Proprio pensando al mercato del lavoro, tali agenzie internazionali, con l’accordo dell’Unione Europea, che ne ha accolto le istanze in molte delle sue conferenze, prima tra tutte Lisbona 2000, immaginano una scuola dove s’impara ciò che serve per il lavoro, non quanto è utile a un cittadino critico e consapevole.
Poiché solo pochi saranno destinati ai più alti livelli nel mondo del lavoro, è inutile fingere che la società sia diversa da come è, fornendo un’istruzione di qualità a tutti.
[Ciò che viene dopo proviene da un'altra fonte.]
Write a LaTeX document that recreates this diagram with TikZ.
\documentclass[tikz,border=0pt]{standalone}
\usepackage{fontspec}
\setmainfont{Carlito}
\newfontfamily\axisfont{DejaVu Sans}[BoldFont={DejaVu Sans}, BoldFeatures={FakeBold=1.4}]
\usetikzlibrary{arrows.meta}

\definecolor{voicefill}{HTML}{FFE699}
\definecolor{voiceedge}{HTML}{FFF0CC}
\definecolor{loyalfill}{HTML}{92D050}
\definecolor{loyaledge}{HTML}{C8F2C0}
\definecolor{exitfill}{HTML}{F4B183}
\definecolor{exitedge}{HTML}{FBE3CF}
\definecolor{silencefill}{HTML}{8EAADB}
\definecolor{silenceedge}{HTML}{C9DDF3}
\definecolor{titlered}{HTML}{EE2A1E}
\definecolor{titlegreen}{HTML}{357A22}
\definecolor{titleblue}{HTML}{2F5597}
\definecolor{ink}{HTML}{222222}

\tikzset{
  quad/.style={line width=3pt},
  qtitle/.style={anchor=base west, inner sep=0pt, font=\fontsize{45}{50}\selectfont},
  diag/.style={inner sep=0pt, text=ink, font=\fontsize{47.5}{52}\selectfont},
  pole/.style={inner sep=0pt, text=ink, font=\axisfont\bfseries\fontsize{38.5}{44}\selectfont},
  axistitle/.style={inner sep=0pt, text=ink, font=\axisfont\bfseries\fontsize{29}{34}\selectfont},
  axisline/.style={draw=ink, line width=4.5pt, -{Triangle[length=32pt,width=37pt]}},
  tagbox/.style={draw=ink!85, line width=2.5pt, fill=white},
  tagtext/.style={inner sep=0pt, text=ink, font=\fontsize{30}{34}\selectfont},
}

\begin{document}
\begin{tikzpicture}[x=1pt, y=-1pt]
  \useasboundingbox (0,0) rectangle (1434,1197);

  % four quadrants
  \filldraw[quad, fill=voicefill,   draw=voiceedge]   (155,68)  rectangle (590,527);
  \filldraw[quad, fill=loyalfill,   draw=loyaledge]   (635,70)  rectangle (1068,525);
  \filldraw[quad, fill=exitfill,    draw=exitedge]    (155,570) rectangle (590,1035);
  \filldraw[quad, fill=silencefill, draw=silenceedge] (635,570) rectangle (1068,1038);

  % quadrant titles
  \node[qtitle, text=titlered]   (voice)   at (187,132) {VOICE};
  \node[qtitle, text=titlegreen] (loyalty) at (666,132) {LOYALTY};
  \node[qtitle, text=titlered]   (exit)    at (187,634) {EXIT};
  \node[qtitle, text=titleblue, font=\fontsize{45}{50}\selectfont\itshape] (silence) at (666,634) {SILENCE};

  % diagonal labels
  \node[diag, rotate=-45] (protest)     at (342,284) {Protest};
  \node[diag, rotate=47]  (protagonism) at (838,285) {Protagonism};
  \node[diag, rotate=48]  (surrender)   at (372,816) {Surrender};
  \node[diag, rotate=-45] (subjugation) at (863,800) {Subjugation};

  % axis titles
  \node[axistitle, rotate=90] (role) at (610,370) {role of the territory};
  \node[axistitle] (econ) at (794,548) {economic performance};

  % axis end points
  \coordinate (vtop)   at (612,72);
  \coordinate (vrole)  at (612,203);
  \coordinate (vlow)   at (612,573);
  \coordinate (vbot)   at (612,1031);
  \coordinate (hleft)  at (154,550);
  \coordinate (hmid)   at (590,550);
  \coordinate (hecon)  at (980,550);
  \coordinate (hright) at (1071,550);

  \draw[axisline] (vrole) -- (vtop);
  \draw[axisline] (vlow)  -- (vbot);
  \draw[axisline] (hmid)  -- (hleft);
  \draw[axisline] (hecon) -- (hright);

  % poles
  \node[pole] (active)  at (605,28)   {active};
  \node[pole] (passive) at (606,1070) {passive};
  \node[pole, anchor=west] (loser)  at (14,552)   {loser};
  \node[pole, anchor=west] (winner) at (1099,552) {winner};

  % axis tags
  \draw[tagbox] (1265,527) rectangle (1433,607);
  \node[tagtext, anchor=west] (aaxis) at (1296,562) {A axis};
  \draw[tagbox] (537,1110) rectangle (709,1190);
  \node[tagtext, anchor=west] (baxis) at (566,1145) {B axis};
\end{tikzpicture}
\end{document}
Per la maggioranza, basta infatti sapere poche cose e, secondo la logica delle competenze, saper risolvere qualche problema semplice, come gli “Episodi di apprendimento situato” attraverso alcune tecniche le quali si appoggiano spesso al digitale.
Nulla a che vedere con la complessità dei saperi, la ricerca, l’approfondimento discorsivo e narrativo.
In questo quadro va collocata per esempio, la proposta delle Linee guida di “aggregazione delle discipline in aree e ambiti disciplinari”, che evidentemente non contribuisce all’approfondimento dei saperi, ma piuttosto a un loro utilizzo per la risoluzione di semplici problemi volti all’acquisizione d competenze.
Evidente poi, l’importanza che in un tale quadro assumono i “Percorsi trasversali per l’orientamento”, cioè l’alternanza scuola lavoro, momento fondamentale per instillare nei giovani la cultura aziendalista e di formazione ideologica alla sottomissione del lavoro dipendente.
Nemmeno di fronte alle evidenti difficoltà in cui si trovano molti studenti a causa di un anno scolastico bruscamente interrotto e malamente concluso con la didattica a distanza, la Ministra ha pensato si potesse rinunciare a un’attività tanto discussa come l’alternanza scuola-lavoro a favore di tempo dedicato al recupero dei saperi.
A proposito delle attività di recupero per i molti studenti che hanno avuto difficoltà durante il periodo della didattica a distanza, non è chiaro cosa accadrà a settembre, ma la Ministra ha parlato di attività che inizieranno già dal primo del mese, ma anche di possibilità di “potenziamento” per gli alunni che vogliono mostrare il loro “talento”.
Iniziativa, quest’ultima, che potrebbe apparire poco adatta al momento, ma che si spiega con l’insistenza con la quale da qualche tempo si batte sul tasto dei “superdotati”. Insomma, la scuola deve avere degli eccellenti e dei mediocri, se vuole adattarsi alla gerarchia sociale e alla giungla del lavoro.
Le linee guida del Ministero, quindi vanno prese molto sul serio, poiché, pur se nate in un momento d’emergenza, sono espressione di una concezione della scuola in continuità con la gestione degli ultimi decenni e guardano al contempo alle tendenze che si delineano per i prossimi.
Anche la loro vaghezza, che emerge in alcuni punti, è semplicemente segno della volontà di frammentare sempre più il sistema scolastico nazionale a vantaggio di una situazione a macchie di leopardo, con l’accrescimento non certo virtuoso delle differenze e soprattutto delle disuguaglianze, a tutto vantaggio delle “comunità educanti” che sguazzeranno nella sussidiarietà pubblico-privato.
Ci resta comunque una speranza: la Ministra ha detto che da settembre si vogliono scuole pulite e che sono stati investiti milioni per prodotti detergenti e igienizzanti. Chissà se finalmente sono finiti i tempi in cui i genitori dovevano fornire le classi di carta igienica, saponette e fazzolettini.
Questo anche se resta una domanda inquietante: chi pulirà le aule, con una dotazione organica così insufficiente di collaboratori scolastici?